Vaduvur/Vaduvoor is a Tamil village situated between Thanjavur and Mannargudi in Tamil Nadu State. Vaduvur is divided into three Punjayat for administrative convenience along the area known as  '"தன்னரசு நாடு"'(tannarasu country).

Bird sanctuary
Vaduvoor Bird Sanctuary is located near Mannargudi in Tiruvarur District.

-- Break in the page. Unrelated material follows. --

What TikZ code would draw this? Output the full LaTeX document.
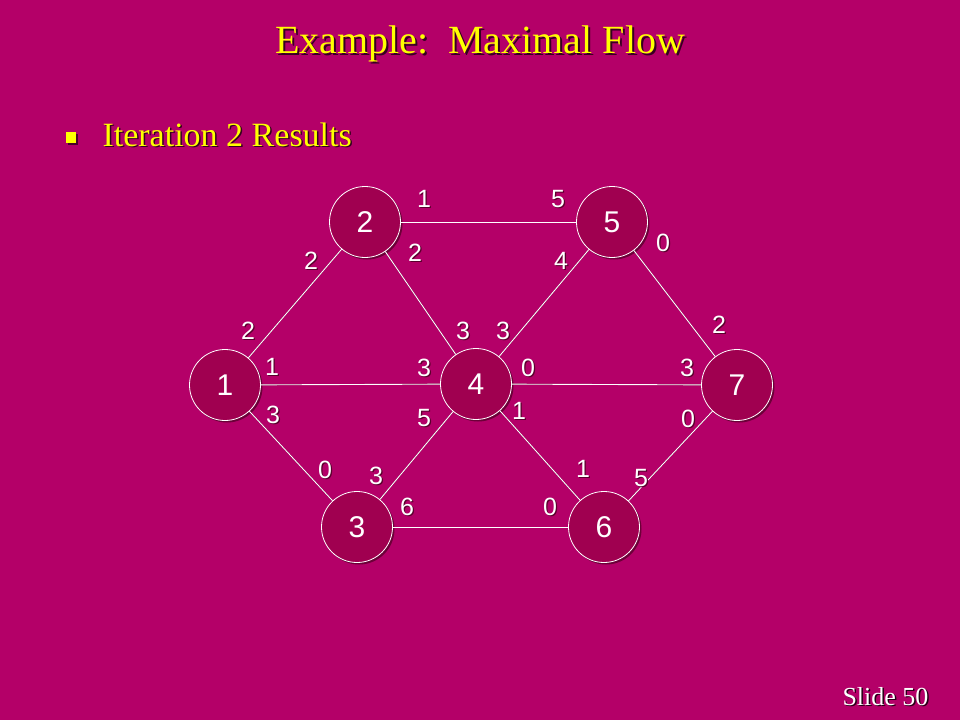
\documentclass[tikz,border=0pt]{standalone}
\usepackage{fontspec}
\setmainfont{Liberation Serif}
\newfontfamily\arialf{Liberation Sans}
\usetikzlibrary{shadows}
\definecolor{bgc}{RGB}{180,0,104}
\definecolor{nodec}{RGB}{160,0,80}
\definecolor{shc}{RGB}{90,0,45}
\definecolor{ttl}{RGB}{255,255,0}
\begin{document}
\begin{tikzpicture}[x=1pt,y=-1pt,
  vtx/.style={circle,draw=white,line width=0.8pt,fill=nodec,minimum size=71pt,inner sep=0pt,
     font=\arialf\fontsize{30}{30}\selectfont,text=white,
     drop shadow={shadow xshift=2pt,shadow yshift=-2pt,fill=shc,opacity=0.8}},
  lbl/.style={font=\arialf\fontsize{25}{25}\selectfont,text=white,inner sep=0pt},
  lblsh/.style={font=\arialf\fontsize{25}{25}\selectfont,text=shc,inner sep=0pt},
  edge/.style={draw=white,line width=0.9pt},
  edgesh/.style={draw=shc,line width=0.9pt},
]
\fill[bgc] (0,0) rectangle (960,720);
\useasboundingbox (0,0) rectangle (960,720);
% title
\node[text=black!70!bgc,font=\fontsize{40}{40}\selectfont] at (482,46) {Example:\ \ Maximal Flow};
\node (title) [text=ttl,font=\fontsize{40}{40}\selectfont] at (480,44) {Example:\ \ Maximal Flow};
\fill[black!60!bgc] (68,134) rectangle (78,145);
\fill[ttl] (66,132) rectangle (76,143);
\node[anchor=base west,text=black!70!bgc,font=\fontsize{34}{34}\selectfont] at (100.5,147.5) {Iteration 2 Results};
\node (sub) [anchor=base west,text=ttl,font=\fontsize{34}{34}\selectfont] at (99,146) {Iteration 2 Results};
\node[anchor=base east,text=black!80!bgc,font=\fontsize{26}{26}\selectfont] at (933.5,706.5) {Slide 50};
\node (slide) [anchor=base east,text=white,font=\fontsize{26}{26}\selectfont] at (932,705) {Slide 50};
% node positions
\coordinate (p1) at (225,385);
\coordinate (p2) at (365,222);
\coordinate (p5) at (612,222);
\coordinate (p4) at (476,384);
\coordinate (p7) at (737,385);
\coordinate (p3) at (357,527);
\coordinate (p6) at (604,527);
% edge shadows
\begin{scope}[shift={(1,1.5)}]
\foreach \a/\b in {1/2,1/4,1/3,2/5,2/4,5/4,5/7,4/7,4/3,4/6,3/6,6/7}
  \draw[edgesh] (p\a) -- (p\b);
\end{scope}
% nodes
\node[vtx] (n1) at (p1) {1};
\node[vtx] (n2) at (p2) {2};
\node[vtx] (n5) at (p5) {5};
\node[vtx] (n4) at (p4) {4};
\node[vtx] (n7) at (p7) {7};
\node[vtx] (n3) at (p3) {3};
\node[vtx] (n6) at (p6) {6};
% edges
\foreach \a/\b in {1/2,1/4,1/3,2/5,2/4,5/4,5/7,4/7,4/3,4/6,3/6,6/7}
  \draw[edge] (n\a) -- (n\b);
% labels
\foreach \n/\x/\y/\t in {1/424/199/1,2/558/199/5,3/415/253/2,4/561/261/4,5/663/243/0,
  6/311/261/2,7/248/331/2,8/463/331/3,9/503/331/3,10/719/325/2,11/272/367/1,12/424/368/3,
  13/528/368/0,14/687/368/3,15/273/415/3,16/424/418/5,17/519/411/1,18/688/419/0,
  19/325/470/0,20/376/476/3,21/583/469/1,22/641/478/5,23/407/507/6,24/550/507/0}
{
  \node[lblsh] at (\x+1.2,\y+1.2) {\t};
  \node[lbl] (l\n) at (\x,\y) {\t};
}
\end{tikzpicture}
\end{document}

Nearly 20,000 birds visited the lake this season i.e., from October to February. Nearly 38 species of birds have been spotted. The birds that visit the lake every year are the Open bill stork, Cattle egret, Little egret, Pelicans, Grey Pelicans, Darter, Little Cormorants, Common coots, Little tern, Pond heron, Night heron, Painted stork, Common keat, Kingfisher and so forth. The birds are best viewed between 5.30 a.m. to 6.30 a.m., and between 5.30 p.m. to 6.30 p.m.

Hatcheries produce katla, mirgal, and rogue fish primarily to support the agriculture industry where they are transferred to on-growing systems i.e. fish farms to reach harvest size.

Main temple in Vaduvur
Vaduvur Sri Kothandaramaswamy Temple also known as Dakshina Ayodhya is situated at the banks of a Bird Sanctuary and close to a tributary of Cauvery. The main deity, Lord Rama is known for his enchanting and enigmatic beauty. 
 
Vaduvur Sri Kailasanathar swamy temple is one of the famous temple in vaduvur and also it is one of west facing lord Siva temple.and the famous AASAI temple in vaduvur Vadapathi.